-- Provided information start --
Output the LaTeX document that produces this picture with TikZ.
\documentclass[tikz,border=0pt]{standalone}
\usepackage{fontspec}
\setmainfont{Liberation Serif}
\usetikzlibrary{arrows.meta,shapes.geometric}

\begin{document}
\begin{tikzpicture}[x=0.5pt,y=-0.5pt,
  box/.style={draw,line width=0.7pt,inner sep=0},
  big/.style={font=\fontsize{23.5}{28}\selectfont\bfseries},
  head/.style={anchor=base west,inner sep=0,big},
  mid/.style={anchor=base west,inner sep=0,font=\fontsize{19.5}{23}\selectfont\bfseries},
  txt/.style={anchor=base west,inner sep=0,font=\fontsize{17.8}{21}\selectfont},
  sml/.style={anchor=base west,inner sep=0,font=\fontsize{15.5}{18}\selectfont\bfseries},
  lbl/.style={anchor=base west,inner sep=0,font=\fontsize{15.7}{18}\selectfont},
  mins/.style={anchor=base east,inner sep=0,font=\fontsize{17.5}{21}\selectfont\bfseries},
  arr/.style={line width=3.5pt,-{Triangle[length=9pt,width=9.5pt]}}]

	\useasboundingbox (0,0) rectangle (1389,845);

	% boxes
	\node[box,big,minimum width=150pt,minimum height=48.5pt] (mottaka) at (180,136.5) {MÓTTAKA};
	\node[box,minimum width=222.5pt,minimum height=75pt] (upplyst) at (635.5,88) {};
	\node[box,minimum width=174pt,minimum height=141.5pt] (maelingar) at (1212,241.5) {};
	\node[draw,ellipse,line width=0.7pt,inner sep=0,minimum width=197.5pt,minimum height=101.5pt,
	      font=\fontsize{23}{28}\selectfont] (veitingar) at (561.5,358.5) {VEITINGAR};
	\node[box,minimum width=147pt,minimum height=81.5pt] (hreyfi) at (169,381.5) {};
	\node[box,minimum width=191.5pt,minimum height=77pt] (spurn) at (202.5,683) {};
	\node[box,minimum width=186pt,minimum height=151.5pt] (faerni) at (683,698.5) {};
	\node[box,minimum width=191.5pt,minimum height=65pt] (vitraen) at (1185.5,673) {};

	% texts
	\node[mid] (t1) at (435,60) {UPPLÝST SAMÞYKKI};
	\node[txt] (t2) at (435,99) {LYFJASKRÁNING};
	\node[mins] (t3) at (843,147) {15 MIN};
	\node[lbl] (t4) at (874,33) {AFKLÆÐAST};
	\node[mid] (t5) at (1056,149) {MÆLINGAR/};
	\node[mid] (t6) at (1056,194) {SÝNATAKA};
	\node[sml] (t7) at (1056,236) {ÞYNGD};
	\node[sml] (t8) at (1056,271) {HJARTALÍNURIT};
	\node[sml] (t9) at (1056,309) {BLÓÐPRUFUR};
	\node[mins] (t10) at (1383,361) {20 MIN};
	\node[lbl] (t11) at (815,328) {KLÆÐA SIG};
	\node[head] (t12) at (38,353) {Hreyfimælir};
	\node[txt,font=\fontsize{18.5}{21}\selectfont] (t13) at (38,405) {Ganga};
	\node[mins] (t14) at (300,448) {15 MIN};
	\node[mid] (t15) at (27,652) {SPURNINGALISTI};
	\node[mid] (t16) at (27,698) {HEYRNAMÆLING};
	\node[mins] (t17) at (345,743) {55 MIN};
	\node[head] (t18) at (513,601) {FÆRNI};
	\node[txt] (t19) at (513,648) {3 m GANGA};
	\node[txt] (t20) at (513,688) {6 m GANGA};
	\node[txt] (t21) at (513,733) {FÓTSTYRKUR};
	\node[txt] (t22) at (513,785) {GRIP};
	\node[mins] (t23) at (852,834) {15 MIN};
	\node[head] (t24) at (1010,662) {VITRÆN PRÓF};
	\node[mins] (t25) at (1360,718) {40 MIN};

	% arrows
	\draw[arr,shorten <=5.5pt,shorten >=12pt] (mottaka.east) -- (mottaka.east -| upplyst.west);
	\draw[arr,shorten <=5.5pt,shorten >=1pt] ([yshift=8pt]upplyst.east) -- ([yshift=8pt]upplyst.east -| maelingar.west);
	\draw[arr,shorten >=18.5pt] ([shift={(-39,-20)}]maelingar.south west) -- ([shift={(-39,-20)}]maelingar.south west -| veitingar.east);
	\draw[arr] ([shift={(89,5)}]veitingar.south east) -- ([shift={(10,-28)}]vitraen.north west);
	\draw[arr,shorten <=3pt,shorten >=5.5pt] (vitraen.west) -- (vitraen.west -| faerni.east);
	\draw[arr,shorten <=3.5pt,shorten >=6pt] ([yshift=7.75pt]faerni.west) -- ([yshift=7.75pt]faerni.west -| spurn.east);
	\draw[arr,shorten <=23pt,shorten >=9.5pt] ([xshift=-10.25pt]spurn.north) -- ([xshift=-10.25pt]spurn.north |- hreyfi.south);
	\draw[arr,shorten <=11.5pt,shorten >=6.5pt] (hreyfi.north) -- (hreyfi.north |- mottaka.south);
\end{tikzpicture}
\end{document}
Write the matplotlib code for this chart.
-- Provided information end --
Problem description ▸ Return the material in full, exactly as shown.

Task response ▸
Output the LaTeX document that produces this picture with TikZ.
\documentclass[tikz,border=0pt]{standalone}
\usepackage{fontspec}
\setmainfont{Liberation Serif}
\usetikzlibrary{arrows.meta,shapes.geometric}

\begin{document}
\begin{tikzpicture}[x=0.5pt,y=-0.5pt,
  box/.style={draw,line width=0.7pt,inner sep=0},
  big/.style={font=\fontsize{23.5}{28}\selectfont\bfseries},
  head/.style={anchor=base west,inner sep=0,big},
  mid/.style={anchor=base west,inner sep=0,font=\fontsize{19.5}{23}\selectfont\bfseries},
  txt/.style={anchor=base west,inner sep=0,font=\fontsize{17.8}{21}\selectfont},
  sml/.style={anchor=base west,inner sep=0,font=\fontsize{15.5}{18}\selectfont\bfseries},
  lbl/.style={anchor=base west,inner sep=0,font=\fontsize{15.7}{18}\selectfont},
  mins/.style={anchor=base east,inner sep=0,font=\fontsize{17.5}{21}\selectfont\bfseries},
  arr/.style={line width=3.5pt,-{Triangle[length=9pt,width=9.5pt]}}]

	\useasboundingbox (0,0) rectangle (1389,845);

	% boxes
	\node[box,big,minimum width=150pt,minimum height=48.5pt] (mottaka) at (180,136.5) {MÓTTAKA};
	\node[box,minimum width=222.5pt,minimum height=75pt] (upplyst) at (635.5,88) {};
	\node[box,minimum width=174pt,minimum height=141.5pt] (maelingar) at (1212,241.5) {};
	\node[draw,ellipse,line width=0.7pt,inner sep=0,minimum width=197.5pt,minimum height=101.5pt,
	      font=\fontsize{23}{28}\selectfont] (veitingar) at (561.5,358.5) {VEITINGAR};
	\node[box,minimum width=147pt,minimum height=81.5pt] (hreyfi) at (169,381.5) {};
	\node[box,minimum width=191.5pt,minimum height=77pt] (spurn) at (202.5,683) {};
	\node[box,minimum width=186pt,minimum height=151.5pt] (faerni) at (683,698.5) {};
	\node[box,minimum width=191.5pt,minimum height=65pt] (vitraen) at (1185.5,673) {};

	% texts
	\node[mid] (t1) at (435,60) {UPPLÝST SAMÞYKKI};
	\node[txt] (t2) at (435,99) {LYFJASKRÁNING};
	\node[mins] (t3) at (843,147) {15 MIN};
	\node[lbl] (t4) at (874,33) {AFKLÆÐAST};
	\node[mid] (t5) at (1056,149) {MÆLINGAR/};
	\node[mid] (t6) at (1056,194) {SÝNATAKA};
	\node[sml] (t7) at (1056,236) {ÞYNGD};
	\node[sml] (t8) at (1056,271) {HJARTALÍNURIT};
	\node[sml] (t9) at (1056,309) {BLÓÐPRUFUR};
	\node[mins] (t10) at (1383,361) {20 MIN};
	\node[lbl] (t11) at (815,328) {KLÆÐA SIG};
	\node[head] (t12) at (38,353) {Hreyfimælir};
	\node[txt,font=\fontsize{18.5}{21}\selectfont] (t13) at (38,405) {Ganga};
	\node[mins] (t14) at (300,448) {15 MIN};
	\node[mid] (t15) at (27,652) {SPURNINGALISTI};
	\node[mid] (t16) at (27,698) {HEYRNAMÆLING};
	\node[mins] (t17) at (345,743) {55 MIN};
	\node[head] (t18) at (513,601) {FÆRNI};
	\node[txt] (t19) at (513,648) {3 m GANGA};
	\node[txt] (t20) at (513,688) {6 m GANGA};
	\node[txt] (t21) at (513,733) {FÓTSTYRKUR};
	\node[txt] (t22) at (513,785) {GRIP};
	\node[mins] (t23) at (852,834) {15 MIN};
	\node[head] (t24) at (1010,662) {VITRÆN PRÓF};
	\node[mins] (t25) at (1360,718) {40 MIN};

	% arrows
	\draw[arr,shorten <=5.5pt,shorten >=12pt] (mottaka.east) -- (mottaka.east -| upplyst.west);
	\draw[arr,shorten <=5.5pt,shorten >=1pt] ([yshift=8pt]upplyst.east) -- ([yshift=8pt]upplyst.east -| maelingar.west);
	\draw[arr,shorten >=18.5pt] ([shift={(-39,-20)}]maelingar.south west) -- ([shift={(-39,-20)}]maelingar.south west -| veitingar.east);
	\draw[arr] ([shift={(89,5)}]veitingar.south east) -- ([shift={(10,-28)}]vitraen.north west);
	\draw[arr,shorten <=3pt,shorten >=5.5pt] (vitraen.west) -- (vitraen.west -| faerni.east);
	\draw[arr,shorten <=3.5pt,shorten >=6pt] ([yshift=7.75pt]faerni.west) -- ([yshift=7.75pt]faerni.west -| spurn.east);
	\draw[arr,shorten <=23pt,shorten >=9.5pt] ([xshift=-10.25pt]spurn.north) -- ([xshift=-10.25pt]spurn.north |- hreyfi.south);
	\draw[arr,shorten <=11.5pt,shorten >=6.5pt] (hreyfi.north) -- (hreyfi.north |- mottaka.south);
\end{tikzpicture}
\end{document}
Write the matplotlib code for this chart.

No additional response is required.